Monday, October 7, 2013

Start the Ball Rolling

Today, I have a special article for you. This article is special because it touches one of my favorite subjects—writing. I am trying here to suggest three strategies that can help writers find their rhythm in their craft, after a severe writers’ block. The mantra of course, is starting the ball rolling. And keep it rolling too. I hope you would enjoy this “post-writers’ block strategies.”  
To hope for success, one must first start the journey. Starting trouble is fear in its vigorous imposition. Often writers succumb themselves to the fear to start a new story. This often happens immediately after writing a story or a book, as a post-publishing syndrome, mostly. The next work would always be decisive. It would chalk out the identity of the writer. These thoughts crowd the writer’s mind and more often than not, every writer feels insecure to begin something new, after one successful work.

Image Courtesy: Google
This is not exactly the fear of losing or the lack of competence. On the other hand, starting woes are essentially associated with the insecurity in looking failure in the eye. This is in effect, a ‘what if?’. It would tear off their shields of confidence. What if I could not produce the quality, they suppose me to be a master of? This question breeds insecurity, but it should not be misunderstood with the occasional bout of inner stress known by the notorious name, writer’s block.
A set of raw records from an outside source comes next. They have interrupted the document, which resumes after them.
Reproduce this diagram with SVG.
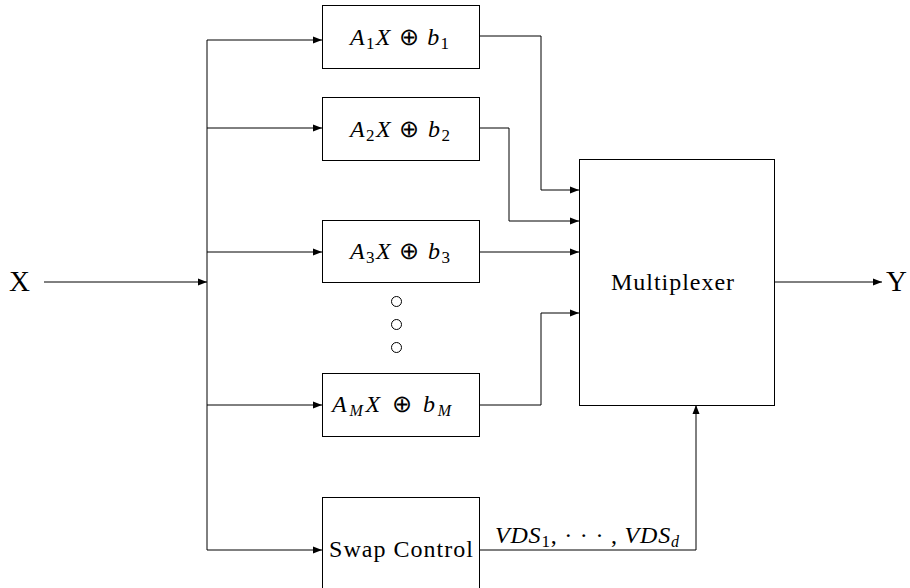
<svg xmlns="http://www.w3.org/2000/svg" width="910" height="588" viewBox="0 0 910 588">
<style>
.box{fill:#fff;stroke:#000;stroke-width:1}
.ln{fill:none;stroke:#000;stroke-width:1}
</style>
<defs>
<marker id="ah" markerWidth="10" markerHeight="8" refX="9" refY="4" orient="auto" markerUnits="userSpaceOnUse">
<path d="M0,0.5 L9,4 L0,7.5 Z" fill="#000"/>
</marker>
</defs>
<g id="connectors">
<path class="ln" d="M44,282 H207" marker-end="url(#ah)"/>
<path class="ln" d="M207,40 V550"/>
<path class="ln" d="M207,40 H322" marker-end="url(#ah)"/>
<path class="ln" d="M207,128 H322" marker-end="url(#ah)"/>
<path class="ln" d="M207,252 H322" marker-end="url(#ah)"/>
<path class="ln" d="M207,405 H322" marker-end="url(#ah)"/>
<path class="ln" d="M207,550 H322" marker-end="url(#ah)"/>
<path class="ln" d="M479,36 H541 V190 H579" marker-end="url(#ah)"/>
<path class="ln" d="M479,128 H509 V221 H579" marker-end="url(#ah)"/>
<path class="ln" d="M479,252 H579" marker-end="url(#ah)"/>
<path class="ln" d="M479,405 H541 V313 H579" marker-end="url(#ah)"/>
<path class="ln" d="M479,550 H696 V405" marker-end="url(#ah)"/>
<path class="ln" d="M774,282 H882" marker-end="url(#ah)"/>
</g>
<g font-family="Liberation Serif, serif">
<g id="X"><text x="9" y="291" font-size="29">X</text></g>
<g id="Y"><text x="886" y="291" font-size="29">Y</text></g>
<g id="box1"><rect class="box" x="322.5" y="5.5" width="157" height="63"/>
<text x="350" y="45" font-size="24" font-style="italic" textLength="99">A<tspan font-size="17" font-style="normal" dy="4">1</tspan><tspan dy="-4">X </tspan><tspan font-style="normal">⊕</tspan> b<tspan font-size="17" font-style="normal" dy="4">1</tspan></text></g>
<g id="box2"><rect class="box" x="322.5" y="97.5" width="157" height="63"/>
<text x="350" y="137" font-size="24" font-style="italic" textLength="100">A<tspan font-size="17" font-style="normal" dy="4">2</tspan><tspan dy="-4">X </tspan><tspan font-style="normal">⊕</tspan> b<tspan font-size="17" font-style="normal" dy="4">2</tspan></text></g>
<g id="box3"><rect class="box" x="322.5" y="220.5" width="157" height="62"/>
<text x="350" y="259" font-size="24" font-style="italic" textLength="100">A<tspan font-size="17" font-style="normal" dy="4">3</tspan><tspan dy="-4">X </tspan><tspan font-style="normal">⊕</tspan> b<tspan font-size="17" font-style="normal" dy="4">3</tspan></text></g>
<g id="dots">
<circle class="ln" cx="396.5" cy="301.5" r="5"/>
<circle class="ln" cx="396.5" cy="324.5" r="5"/>
<circle class="ln" cx="396.5" cy="347.5" r="5"/>
</g>
<g id="boxM"><rect class="box" x="322.5" y="373.5" width="157" height="63"/>
<text x="332" y="412" font-size="24" font-style="italic" textLength="119">A<tspan font-size="16" dy="4">M</tspan><tspan dy="-4">X </tspan><tspan font-style="normal">⊕</tspan> b<tspan font-size="16" dy="4">M</tspan></text></g>
<g id="swap"><rect class="box" x="322.5" y="497.5" width="157" height="95"/>
<text x="329" y="557" font-size="24" textLength="144">Swap Control</text></g>
<g id="mux"><rect class="box" x="579.5" y="159.5" width="195" height="246"/>
<text x="611" y="290" font-size="24" textLength="123">Multiplexer</text></g>
<g id="vds"><text x="495" y="543" font-size="24" font-style="italic" textLength="184">VDS<tspan font-size="17" font-style="normal" dy="4">1</tspan><tspan dy="-4" font-style="normal">, · · · ,</tspan> VDS<tspan font-size="16" dy="4">d</tspan></text></g>
</g>
</svg>
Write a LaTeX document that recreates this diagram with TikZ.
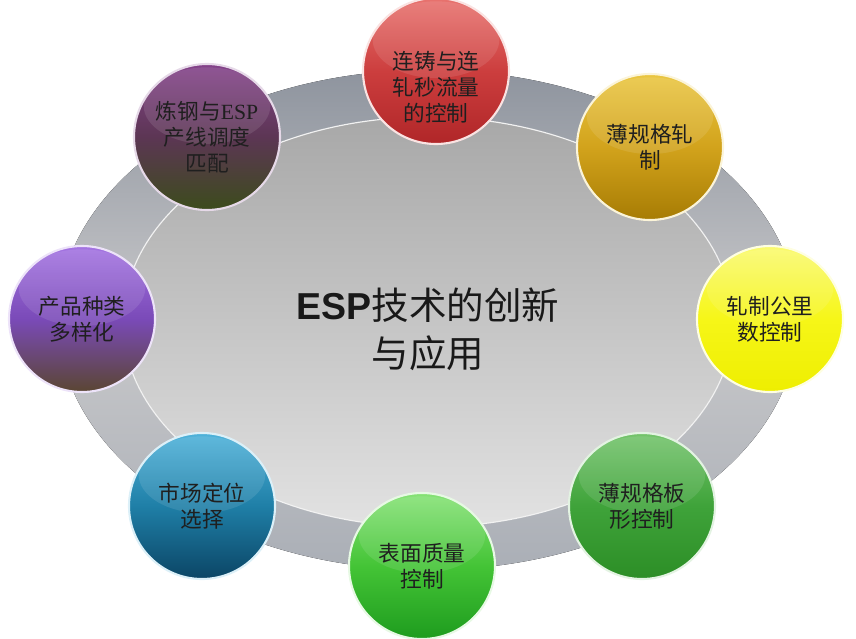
\documentclass[tikz,border=0pt]{standalone}
\usepackage{fontspec}
\setmainfont{Liberation Serif}
\newfontfamily\cjk{Noto Sans CJK SC}
\newfontfamily\heiti{Liberation Sans}
\usepackage{tikz}
\usetikzlibrary{calc, positioning}

\definecolor{ringA}{HTML}{C8C8CA}
\definecolor{ringB}{HTML}{8E949E}
\definecolor{coreA}{HTML}{A8A8A8}
\definecolor{coreB}{HTML}{E2E2E2}
% ball colours: top / middle / bottom
\definecolor{redT}{HTML}{E8726E}\definecolor{redM}{HTML}{CC3E3E}\definecolor{redB}{HTML}{B02628}
\definecolor{plmT}{HTML}{84428A}\definecolor{plmM}{HTML}{5C3654}\definecolor{plmB}{HTML}{3C4C1C}
\definecolor{gldT}{HTML}{EAC642}\definecolor{gldM}{HTML}{D2A31C}\definecolor{gldB}{HTML}{A77C04}
\definecolor{ylwT}{HTML}{FAFA70}\definecolor{ylwM}{HTML}{F6F618}\definecolor{ylwB}{HTML}{EEEE00}
\definecolor{grnT}{HTML}{74C46C}\definecolor{grnM}{HTML}{3FA33A}\definecolor{grnB}{HTML}{2C8E26}
\definecolor{lmeT}{HTML}{86E276}\definecolor{lmeM}{HTML}{44C436}\definecolor{lmeB}{HTML}{1E9C1E}
\definecolor{tealT}{HTML}{4EB2DA}\definecolor{tealM}{HTML}{1F7FA7}\definecolor{tealB}{HTML}{0B4565}
\definecolor{vioT}{HTML}{A474E2}\definecolor{vioM}{HTML}{7A4AB8}\definecolor{vioB}{HTML}{5A4632}

\begin{document}
\begin{tikzpicture}[x=0.03cm, y=-0.03cm,
	ball/.style n args={3}{circle, minimum size=4.38cm, inner sep=0pt,
		top color=#1, bottom color=#3, middle color=#2, draw=#1!20!white, line width=1.8pt,
		align=center, text=black!88, font=\cjk\fontsize{18.5}{22}\selectfont,
		path picture={\fill[white, opacity=0.1] ($(path picture bounding box.north)+(0,-1.25cm)$) ellipse (1.9cm and 1.15cm);}},
	balltext/.style={align=center, text=black!88, font=\cjk\fontsize{18.5}{22}\selectfont}]
	\useasboundingbox (0,0) rectangle (856,639);
	% ring and core
	\fill[top color=ringB, bottom color=ringB!75!white, middle color=ringA] (428,320) ellipse (11.1cm and 7.5cm);
	\fill[top color=coreA, bottom color=coreB] (428,322) ellipse (9.15cm and 6.15cm);
	\draw[white!90!gray, line width=1pt] (428,322) ellipse (9.15cm and 6.15cm);
	\node[align=center, text=black!90, font=\cjk\fontsize{32}{41}\selectfont] (core) at (428,329) {{\heiti\bfseries ESP}技术的创新\\与应用};
	% the eight balls
	\node[ball={redT}{redM}{redB}, label={[balltext, yshift=-14pt]center:连铸与连\\轧秒流量\\的控制}] (cast) at (436,71) {};
	\node[ball={gldT}{gldM}{gldB}] (thin) at (650,147) {薄规格轧\\制};
	\node[ball={ylwT}{ylwM}{ylwB}] (km) at (770,319) {轧制公里\\数控制};
	\node[ball={grnT}{grnM}{grnB}] (shape) at (642,506) {薄规格板\\形控制};
	\node[ball={lmeT}{lmeM}{lmeB}] (surf) at (422,566) {表面质量\\控制};
	\node[ball={tealT}{tealM}{tealB}] (market) at (202,506) {市场定位\\选择};
	\node[ball={vioT}{vioM}{vioB}] (prod) at (82,319) {产品种类\\多样化};
	\node[ball={plmT}{plmM}{plmB}] (steel) at (207,137) {炼钢与{\rmfamily ESP}\\产线调度\\匹配};
\end{tikzpicture}
\end{document}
Efficient planning and effective strategies can help writers start the ball rolling again. Three key points are given below;
Editing any previously written manuscript
Go to you file folders or notebooks and find any manuscript you worked with some time before. The next is the process of preparation. Pick up a publisher’s address or a magazine’s website and prepare your manuscript according to their guidelines for publishing. Re-read, edit and proofread your manuscript. By the end of this process, you will be able to clear your thoughts on unnecessary concerns. This method works through a process called ‘channeling’. As a writer, you are channeling all your attention and energies on the craft, while editing and proofing your unpublished manuscript. Through channeling, individual would be able to fix one’s attention and eliminate other concerns.   
Compulsive writing on random ideas
This is a traditional method and like all traditional methods, based on ritualistic practices. Through compulsive writing on random ideas, a writer is partaking in an initiation process. The ritual and the practitioner are equally important in this method. The writer, starting on a random word should keep on writing whatever comes to his mind, with or without a prior planning. This method works better when the writer attempts to follow the stream of randomly generated words.   
Extensive reading
Although, no ‘writing’ is present in the sub-heading, this is a very useful method with an undeniable impact. This always worked for me and for many of my friends too. Extensive reading, here, suggests not just a long period of research, or even reading for research. It suggests a focused attempt to spend as much time as possible with the book you read, currently. The principle that is under work in this method can be called invocation. The writer invokes the elements of craft that lay in dormant stage in one, through a voluntary attempt to peruse without stop for a long time. In my case, it goes on to four or five hours.     
Image Courtesy: Google
      
The one idea I would like you focus, the one idea that can help you beyond anything else, is hope. However, hope is inevitably related to action. Without starting a project, we have no right to hope for its success.